**Directions for this task:** Find the word "matplotlib" in the records below. List each line containing it.

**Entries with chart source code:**
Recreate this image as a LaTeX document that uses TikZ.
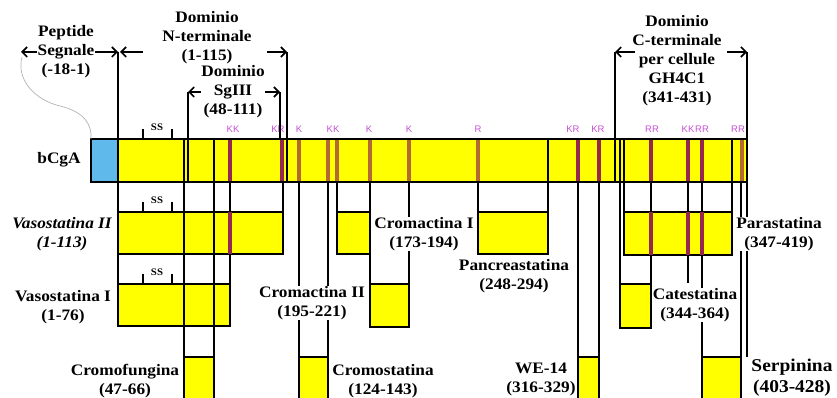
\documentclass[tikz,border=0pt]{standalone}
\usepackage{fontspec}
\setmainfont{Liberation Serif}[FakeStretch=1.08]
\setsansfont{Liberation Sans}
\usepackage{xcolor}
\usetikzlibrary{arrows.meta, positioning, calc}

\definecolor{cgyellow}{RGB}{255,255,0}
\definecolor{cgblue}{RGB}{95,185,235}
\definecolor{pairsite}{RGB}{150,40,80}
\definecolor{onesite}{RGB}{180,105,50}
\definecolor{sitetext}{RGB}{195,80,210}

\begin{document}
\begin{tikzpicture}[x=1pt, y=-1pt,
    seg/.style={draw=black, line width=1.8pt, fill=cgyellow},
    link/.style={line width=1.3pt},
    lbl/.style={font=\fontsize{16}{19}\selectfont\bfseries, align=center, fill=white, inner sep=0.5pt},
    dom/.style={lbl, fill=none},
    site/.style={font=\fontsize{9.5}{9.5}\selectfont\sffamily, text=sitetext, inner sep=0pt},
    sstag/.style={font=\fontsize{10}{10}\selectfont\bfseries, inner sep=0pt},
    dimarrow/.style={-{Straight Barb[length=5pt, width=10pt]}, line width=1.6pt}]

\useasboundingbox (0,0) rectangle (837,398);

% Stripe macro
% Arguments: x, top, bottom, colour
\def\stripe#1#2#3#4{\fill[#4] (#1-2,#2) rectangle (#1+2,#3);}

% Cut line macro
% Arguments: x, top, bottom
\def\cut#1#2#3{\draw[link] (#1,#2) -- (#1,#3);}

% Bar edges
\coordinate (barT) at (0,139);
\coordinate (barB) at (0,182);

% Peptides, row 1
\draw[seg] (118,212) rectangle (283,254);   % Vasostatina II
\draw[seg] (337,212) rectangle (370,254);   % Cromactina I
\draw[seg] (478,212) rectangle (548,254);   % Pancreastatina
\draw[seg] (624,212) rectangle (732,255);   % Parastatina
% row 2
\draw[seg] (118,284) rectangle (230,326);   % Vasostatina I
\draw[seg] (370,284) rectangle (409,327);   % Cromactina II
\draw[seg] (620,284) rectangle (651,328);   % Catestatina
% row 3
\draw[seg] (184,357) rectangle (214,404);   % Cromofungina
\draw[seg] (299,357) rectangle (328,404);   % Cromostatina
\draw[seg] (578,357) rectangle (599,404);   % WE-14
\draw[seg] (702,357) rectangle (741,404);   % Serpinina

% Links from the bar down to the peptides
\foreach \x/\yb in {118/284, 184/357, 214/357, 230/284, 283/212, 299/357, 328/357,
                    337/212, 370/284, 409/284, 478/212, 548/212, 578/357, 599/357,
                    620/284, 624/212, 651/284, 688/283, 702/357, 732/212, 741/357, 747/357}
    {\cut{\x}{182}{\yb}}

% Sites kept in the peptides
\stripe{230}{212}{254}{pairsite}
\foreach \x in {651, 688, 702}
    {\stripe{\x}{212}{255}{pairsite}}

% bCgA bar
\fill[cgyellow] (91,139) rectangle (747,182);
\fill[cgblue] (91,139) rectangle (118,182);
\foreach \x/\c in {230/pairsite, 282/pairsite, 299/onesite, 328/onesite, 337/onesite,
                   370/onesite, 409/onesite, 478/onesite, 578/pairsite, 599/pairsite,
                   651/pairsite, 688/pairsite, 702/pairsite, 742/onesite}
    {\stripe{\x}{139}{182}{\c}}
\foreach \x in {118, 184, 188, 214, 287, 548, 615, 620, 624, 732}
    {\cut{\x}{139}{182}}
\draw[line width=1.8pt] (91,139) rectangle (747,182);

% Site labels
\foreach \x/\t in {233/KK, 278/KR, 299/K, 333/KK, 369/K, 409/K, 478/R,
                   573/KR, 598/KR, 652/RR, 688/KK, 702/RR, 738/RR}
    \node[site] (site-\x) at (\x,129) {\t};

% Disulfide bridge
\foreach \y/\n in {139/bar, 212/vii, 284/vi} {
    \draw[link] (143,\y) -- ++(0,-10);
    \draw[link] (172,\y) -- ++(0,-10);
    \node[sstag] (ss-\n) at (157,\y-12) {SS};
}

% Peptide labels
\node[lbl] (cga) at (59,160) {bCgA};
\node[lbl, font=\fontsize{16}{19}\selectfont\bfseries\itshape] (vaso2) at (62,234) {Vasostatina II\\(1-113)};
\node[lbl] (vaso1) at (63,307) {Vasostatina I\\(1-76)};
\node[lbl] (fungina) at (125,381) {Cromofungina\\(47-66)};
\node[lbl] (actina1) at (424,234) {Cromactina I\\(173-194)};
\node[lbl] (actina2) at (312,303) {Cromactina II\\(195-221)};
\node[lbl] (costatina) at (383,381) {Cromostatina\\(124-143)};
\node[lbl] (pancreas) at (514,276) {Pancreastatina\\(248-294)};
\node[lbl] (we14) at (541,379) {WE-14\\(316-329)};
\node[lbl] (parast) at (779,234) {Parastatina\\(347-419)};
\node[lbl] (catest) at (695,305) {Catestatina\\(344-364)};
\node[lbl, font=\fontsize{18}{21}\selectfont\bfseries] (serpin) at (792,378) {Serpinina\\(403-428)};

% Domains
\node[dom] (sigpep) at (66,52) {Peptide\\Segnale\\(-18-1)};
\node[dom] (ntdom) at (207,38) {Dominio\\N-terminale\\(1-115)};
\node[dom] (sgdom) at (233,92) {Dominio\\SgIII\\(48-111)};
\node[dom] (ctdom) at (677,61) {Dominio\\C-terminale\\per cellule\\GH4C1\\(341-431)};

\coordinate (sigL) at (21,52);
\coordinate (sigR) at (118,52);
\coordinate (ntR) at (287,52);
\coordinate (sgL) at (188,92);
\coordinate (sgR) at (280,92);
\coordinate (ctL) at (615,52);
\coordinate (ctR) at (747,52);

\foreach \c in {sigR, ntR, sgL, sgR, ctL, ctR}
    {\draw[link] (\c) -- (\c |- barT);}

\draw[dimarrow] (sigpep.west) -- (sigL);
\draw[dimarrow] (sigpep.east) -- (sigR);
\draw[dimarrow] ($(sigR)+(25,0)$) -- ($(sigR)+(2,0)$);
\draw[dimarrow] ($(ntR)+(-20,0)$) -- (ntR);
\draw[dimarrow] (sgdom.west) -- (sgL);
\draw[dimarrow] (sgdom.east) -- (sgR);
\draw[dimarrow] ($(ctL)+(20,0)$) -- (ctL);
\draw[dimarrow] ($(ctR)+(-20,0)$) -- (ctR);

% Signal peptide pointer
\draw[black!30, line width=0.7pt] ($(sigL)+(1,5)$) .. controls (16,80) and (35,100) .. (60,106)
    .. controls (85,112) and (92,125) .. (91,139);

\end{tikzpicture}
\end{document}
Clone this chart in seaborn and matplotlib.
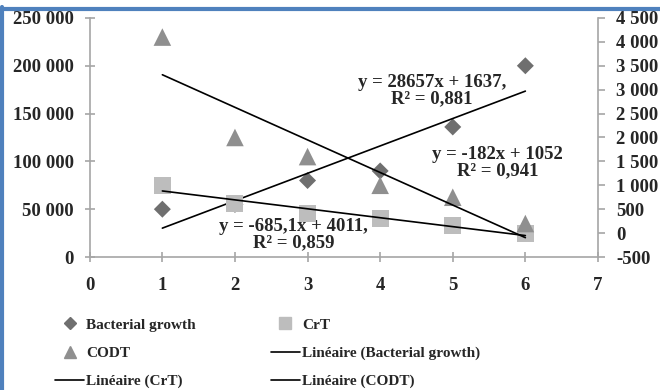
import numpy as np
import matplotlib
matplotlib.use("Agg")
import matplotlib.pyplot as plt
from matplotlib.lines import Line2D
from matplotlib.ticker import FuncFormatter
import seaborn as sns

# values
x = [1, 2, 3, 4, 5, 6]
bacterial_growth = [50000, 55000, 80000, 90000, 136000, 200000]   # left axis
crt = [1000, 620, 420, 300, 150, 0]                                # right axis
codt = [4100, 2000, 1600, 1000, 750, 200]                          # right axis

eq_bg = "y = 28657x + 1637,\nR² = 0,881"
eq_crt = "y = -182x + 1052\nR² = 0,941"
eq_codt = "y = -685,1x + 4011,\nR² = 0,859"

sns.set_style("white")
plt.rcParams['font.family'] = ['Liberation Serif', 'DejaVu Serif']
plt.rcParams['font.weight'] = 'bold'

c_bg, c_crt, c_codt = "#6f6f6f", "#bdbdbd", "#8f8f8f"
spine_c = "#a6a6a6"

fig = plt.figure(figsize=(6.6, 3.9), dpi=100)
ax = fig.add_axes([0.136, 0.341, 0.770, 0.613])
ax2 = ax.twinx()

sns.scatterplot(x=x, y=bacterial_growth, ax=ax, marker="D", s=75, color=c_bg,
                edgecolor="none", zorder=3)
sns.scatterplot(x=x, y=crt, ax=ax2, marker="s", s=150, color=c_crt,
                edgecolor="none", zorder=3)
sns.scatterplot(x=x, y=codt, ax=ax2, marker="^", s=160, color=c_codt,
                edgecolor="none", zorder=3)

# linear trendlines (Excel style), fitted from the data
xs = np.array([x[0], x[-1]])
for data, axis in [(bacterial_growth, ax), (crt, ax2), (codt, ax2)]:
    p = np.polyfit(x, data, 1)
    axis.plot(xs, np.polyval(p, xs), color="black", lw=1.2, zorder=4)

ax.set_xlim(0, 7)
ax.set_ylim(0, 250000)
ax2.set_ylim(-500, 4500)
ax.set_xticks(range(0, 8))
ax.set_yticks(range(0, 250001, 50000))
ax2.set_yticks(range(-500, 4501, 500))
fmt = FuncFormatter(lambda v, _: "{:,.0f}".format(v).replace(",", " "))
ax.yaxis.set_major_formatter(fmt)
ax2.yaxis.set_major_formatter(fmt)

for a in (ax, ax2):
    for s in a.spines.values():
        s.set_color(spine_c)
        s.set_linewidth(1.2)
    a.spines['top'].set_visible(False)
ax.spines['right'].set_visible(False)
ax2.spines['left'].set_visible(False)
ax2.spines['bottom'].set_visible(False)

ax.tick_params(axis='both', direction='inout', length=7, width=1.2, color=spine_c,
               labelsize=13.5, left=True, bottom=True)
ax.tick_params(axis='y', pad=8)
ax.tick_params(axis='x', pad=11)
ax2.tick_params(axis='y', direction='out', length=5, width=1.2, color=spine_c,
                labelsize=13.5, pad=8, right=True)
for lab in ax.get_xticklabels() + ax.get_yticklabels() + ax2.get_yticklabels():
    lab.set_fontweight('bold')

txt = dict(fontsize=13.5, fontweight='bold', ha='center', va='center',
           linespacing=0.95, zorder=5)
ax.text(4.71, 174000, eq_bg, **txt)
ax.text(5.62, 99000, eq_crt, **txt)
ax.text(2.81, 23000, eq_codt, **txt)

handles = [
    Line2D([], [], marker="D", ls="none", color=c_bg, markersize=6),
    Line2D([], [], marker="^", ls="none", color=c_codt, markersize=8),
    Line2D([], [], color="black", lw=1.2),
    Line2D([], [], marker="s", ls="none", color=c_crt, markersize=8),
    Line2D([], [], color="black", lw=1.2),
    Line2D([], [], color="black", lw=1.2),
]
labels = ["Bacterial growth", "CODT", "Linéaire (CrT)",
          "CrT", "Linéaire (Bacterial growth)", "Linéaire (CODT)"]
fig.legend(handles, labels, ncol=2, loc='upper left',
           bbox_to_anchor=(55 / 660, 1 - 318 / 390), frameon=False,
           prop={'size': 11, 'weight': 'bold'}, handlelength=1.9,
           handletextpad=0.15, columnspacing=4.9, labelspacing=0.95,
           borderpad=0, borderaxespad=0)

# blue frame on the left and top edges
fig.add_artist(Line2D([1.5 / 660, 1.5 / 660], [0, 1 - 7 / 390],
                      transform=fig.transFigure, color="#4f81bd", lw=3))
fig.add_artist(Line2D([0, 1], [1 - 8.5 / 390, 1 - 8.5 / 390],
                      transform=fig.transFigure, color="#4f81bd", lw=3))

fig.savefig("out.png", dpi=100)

**Exercise answer:**
Clone this chart in seaborn and matplotlib.
import matplotlib
matplotlib.use("Agg")
import matplotlib.pyplot as plt
from matplotlib.lines import Line2D
from matplotlib.ticker import FuncFormatter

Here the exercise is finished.